“Sud'ba cheloveka”: Andrei Sokolov’s Sexual Metamorphosis

Alexei Pavlenko, Colorado College

Andrei Sokolov, the hero of Mikhail Sholokhov’s widely anthologized “Sud'ba cheloveka” (1956), was conceived and popularly interpreted as a paradigm of a Soviet man, whose manliness and humanity (muzhestvo i chelovechnost') remain steadfast even in the face of his harrowing experience of World War II. A closer reading of this text, however, reveals a different story: an account of one man’s destiny in becoming his own opposite, a woman. Andrei’s identity rests on the juxtapositions typical for the Soviet war literature-- Soviet/German, hero/coward, man/woman--with their attended positive characteristics for the first member of the binaries (humane, selfless, tough) and negative for the second (inhuman, selfish, emotional).
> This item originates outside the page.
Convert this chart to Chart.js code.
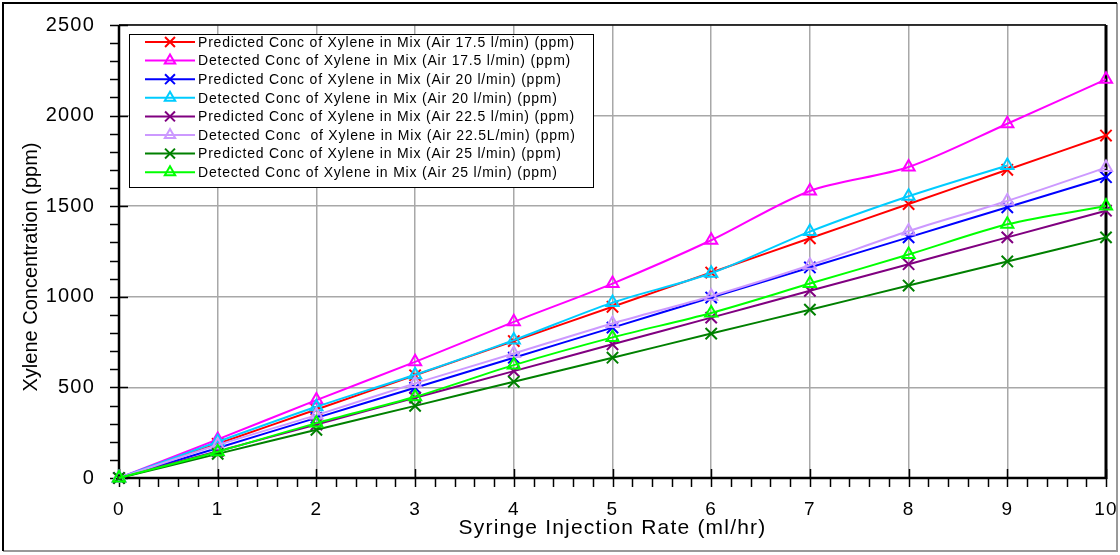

Thus, Andrei likens his German officer and bad soldiers to women, both are cowardly and “soft.” By the end of the story, however, Andrei displays those characteristics against which he defined himself earlier—he is easily given to tears, and his whole life is now centered around his adopted son. The “natural” (Barthes) narrative of Andrei’s life is further undermined by two instances of misidentification. First, Andrei tells the story of his life because he believes—incorrectly—that the narrator shares in his identity as a fellowtruck driver. The narrator’s misidentification at the beginning of the story is correlated at the end with the hero’s false identity as the orphan’s natural father.